(Stored dataset items)
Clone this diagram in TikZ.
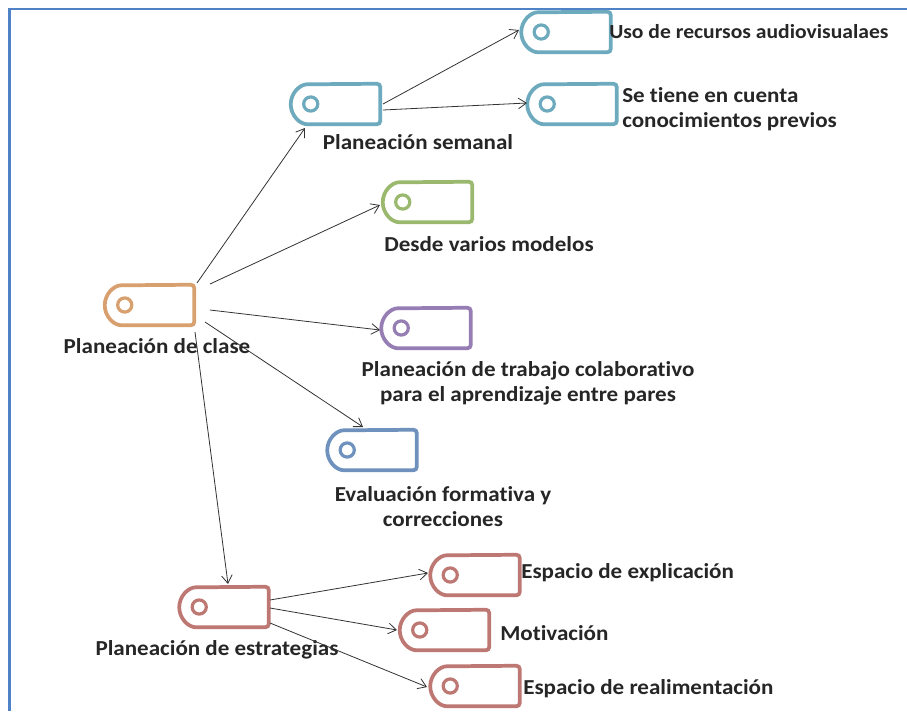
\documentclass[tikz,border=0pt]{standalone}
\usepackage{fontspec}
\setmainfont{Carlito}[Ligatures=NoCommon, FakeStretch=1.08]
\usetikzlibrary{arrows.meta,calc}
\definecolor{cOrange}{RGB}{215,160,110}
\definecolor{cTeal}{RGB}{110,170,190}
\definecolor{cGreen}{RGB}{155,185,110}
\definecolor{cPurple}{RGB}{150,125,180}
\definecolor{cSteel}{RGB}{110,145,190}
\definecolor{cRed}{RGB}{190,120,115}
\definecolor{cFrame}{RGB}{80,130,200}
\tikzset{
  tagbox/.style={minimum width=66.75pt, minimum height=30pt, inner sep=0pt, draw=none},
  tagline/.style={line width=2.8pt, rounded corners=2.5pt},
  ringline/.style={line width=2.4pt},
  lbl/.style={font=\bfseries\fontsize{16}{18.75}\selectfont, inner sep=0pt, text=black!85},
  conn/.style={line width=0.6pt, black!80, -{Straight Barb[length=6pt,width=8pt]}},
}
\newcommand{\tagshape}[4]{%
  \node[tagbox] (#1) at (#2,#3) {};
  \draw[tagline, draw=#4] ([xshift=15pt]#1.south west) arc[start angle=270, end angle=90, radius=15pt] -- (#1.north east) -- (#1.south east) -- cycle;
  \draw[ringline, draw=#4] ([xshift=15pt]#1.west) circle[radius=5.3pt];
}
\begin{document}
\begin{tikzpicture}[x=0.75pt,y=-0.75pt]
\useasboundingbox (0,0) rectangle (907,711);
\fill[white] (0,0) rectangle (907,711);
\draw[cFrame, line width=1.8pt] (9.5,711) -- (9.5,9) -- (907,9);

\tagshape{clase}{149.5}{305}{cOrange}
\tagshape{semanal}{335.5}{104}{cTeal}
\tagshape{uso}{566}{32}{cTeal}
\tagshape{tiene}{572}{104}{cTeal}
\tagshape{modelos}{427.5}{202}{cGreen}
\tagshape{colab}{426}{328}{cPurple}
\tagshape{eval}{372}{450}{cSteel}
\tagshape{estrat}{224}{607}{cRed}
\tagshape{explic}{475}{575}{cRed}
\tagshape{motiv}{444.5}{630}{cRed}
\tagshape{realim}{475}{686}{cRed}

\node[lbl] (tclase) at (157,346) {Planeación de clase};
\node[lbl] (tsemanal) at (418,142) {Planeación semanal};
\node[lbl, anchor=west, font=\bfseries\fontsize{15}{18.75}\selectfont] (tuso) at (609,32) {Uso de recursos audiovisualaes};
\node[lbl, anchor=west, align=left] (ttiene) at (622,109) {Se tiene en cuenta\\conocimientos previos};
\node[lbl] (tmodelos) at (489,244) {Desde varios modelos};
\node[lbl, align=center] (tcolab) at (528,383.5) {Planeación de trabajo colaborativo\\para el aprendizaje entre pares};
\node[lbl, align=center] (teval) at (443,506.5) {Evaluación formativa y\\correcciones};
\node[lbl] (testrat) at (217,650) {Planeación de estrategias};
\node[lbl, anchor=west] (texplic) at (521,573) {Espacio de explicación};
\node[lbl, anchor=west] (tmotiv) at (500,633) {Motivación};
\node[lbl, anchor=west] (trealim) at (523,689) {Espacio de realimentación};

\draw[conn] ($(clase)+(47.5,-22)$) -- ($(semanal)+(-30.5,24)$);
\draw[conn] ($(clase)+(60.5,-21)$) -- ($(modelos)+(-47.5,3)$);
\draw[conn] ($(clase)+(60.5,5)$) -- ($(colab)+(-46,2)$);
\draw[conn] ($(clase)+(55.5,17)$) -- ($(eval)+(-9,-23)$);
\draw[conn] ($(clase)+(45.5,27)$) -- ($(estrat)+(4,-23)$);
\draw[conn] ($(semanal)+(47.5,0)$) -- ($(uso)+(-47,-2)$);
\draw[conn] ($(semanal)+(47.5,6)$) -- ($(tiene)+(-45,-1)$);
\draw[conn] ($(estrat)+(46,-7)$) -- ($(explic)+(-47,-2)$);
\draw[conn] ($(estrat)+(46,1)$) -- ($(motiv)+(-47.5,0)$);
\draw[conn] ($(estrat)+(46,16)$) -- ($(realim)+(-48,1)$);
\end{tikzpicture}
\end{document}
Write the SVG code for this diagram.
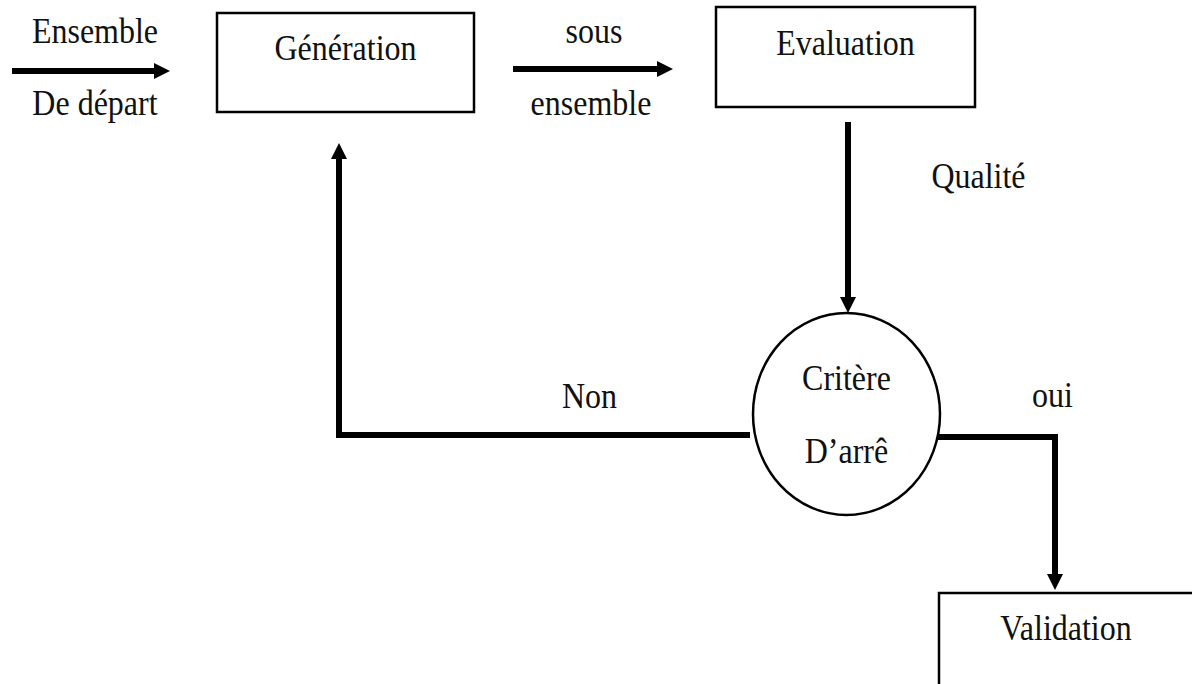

WORK INSTRUCTIONS> Omit any images, then output the listing exactly.

TASK RESULT>
Clone this diagram in TikZ.
\documentclass[tikz,border=0pt]{standalone}
\usepackage{fontspec}
\setmainfont{Carlito}[Ligatures=NoCommon, FakeStretch=1.08]
\usetikzlibrary{arrows.meta,calc}
\definecolor{cOrange}{RGB}{215,160,110}
\definecolor{cTeal}{RGB}{110,170,190}
\definecolor{cGreen}{RGB}{155,185,110}
\definecolor{cPurple}{RGB}{150,125,180}
\definecolor{cSteel}{RGB}{110,145,190}
\definecolor{cRed}{RGB}{190,120,115}
\definecolor{cFrame}{RGB}{80,130,200}
\tikzset{
  tagbox/.style={minimum width=66.75pt, minimum height=30pt, inner sep=0pt, draw=none},
  tagline/.style={line width=2.8pt, rounded corners=2.5pt},
  ringline/.style={line width=2.4pt},
  lbl/.style={font=\bfseries\fontsize{16}{18.75}\selectfont, inner sep=0pt, text=black!85},
  conn/.style={line width=0.6pt, black!80, -{Straight Barb[length=6pt,width=8pt]}},
}
\newcommand{\tagshape}[4]{%
  \node[tagbox] (#1) at (#2,#3) {};
  \draw[tagline, draw=#4] ([xshift=15pt]#1.south west) arc[start angle=270, end angle=90, radius=15pt] -- (#1.north east) -- (#1.south east) -- cycle;
  \draw[ringline, draw=#4] ([xshift=15pt]#1.west) circle[radius=5.3pt];
}
\begin{document}
\begin{tikzpicture}[x=0.75pt,y=-0.75pt]
\useasboundingbox (0,0) rectangle (907,711);
\fill[white] (0,0) rectangle (907,711);
\draw[cFrame, line width=1.8pt] (9.5,711) -- (9.5,9) -- (907,9);

\tagshape{clase}{149.5}{305}{cOrange}
\tagshape{semanal}{335.5}{104}{cTeal}
\tagshape{uso}{566}{32}{cTeal}
\tagshape{tiene}{572}{104}{cTeal}
\tagshape{modelos}{427.5}{202}{cGreen}
\tagshape{colab}{426}{328}{cPurple}
\tagshape{eval}{372}{450}{cSteel}
\tagshape{estrat}{224}{607}{cRed}
\tagshape{explic}{475}{575}{cRed}
\tagshape{motiv}{444.5}{630}{cRed}
\tagshape{realim}{475}{686}{cRed}

\node[lbl] (tclase) at (157,346) {Planeación de clase};
\node[lbl] (tsemanal) at (418,142) {Planeación semanal};
\node[lbl, anchor=west, font=\bfseries\fontsize{15}{18.75}\selectfont] (tuso) at (609,32) {Uso de recursos audiovisualaes};
\node[lbl, anchor=west, align=left] (ttiene) at (622,109) {Se tiene en cuenta\\conocimientos previos};
\node[lbl] (tmodelos) at (489,244) {Desde varios modelos};
\node[lbl, align=center] (tcolab) at (528,383.5) {Planeación de trabajo colaborativo\\para el aprendizaje entre pares};
\node[lbl, align=center] (teval) at (443,506.5) {Evaluación formativa y\\correcciones};
\node[lbl] (testrat) at (217,650) {Planeación de estrategias};
\node[lbl, anchor=west] (texplic) at (521,573) {Espacio de explicación};
\node[lbl, anchor=west] (tmotiv) at (500,633) {Motivación};
\node[lbl, anchor=west] (trealim) at (523,689) {Espacio de realimentación};

\draw[conn] ($(clase)+(47.5,-22)$) -- ($(semanal)+(-30.5,24)$);
\draw[conn] ($(clase)+(60.5,-21)$) -- ($(modelos)+(-47.5,3)$);
\draw[conn] ($(clase)+(60.5,5)$) -- ($(colab)+(-46,2)$);
\draw[conn] ($(clase)+(55.5,17)$) -- ($(eval)+(-9,-23)$);
\draw[conn] ($(clase)+(45.5,27)$) -- ($(estrat)+(4,-23)$);
\draw[conn] ($(semanal)+(47.5,0)$) -- ($(uso)+(-47,-2)$);
\draw[conn] ($(semanal)+(47.5,6)$) -- ($(tiene)+(-45,-1)$);
\draw[conn] ($(estrat)+(46,-7)$) -- ($(explic)+(-47,-2)$);
\draw[conn] ($(estrat)+(46,1)$) -- ($(motiv)+(-47.5,0)$);
\draw[conn] ($(estrat)+(46,16)$) -- ($(realim)+(-48,1)$);
\end{tikzpicture}
\end{document}
Write the SVG code for this diagram.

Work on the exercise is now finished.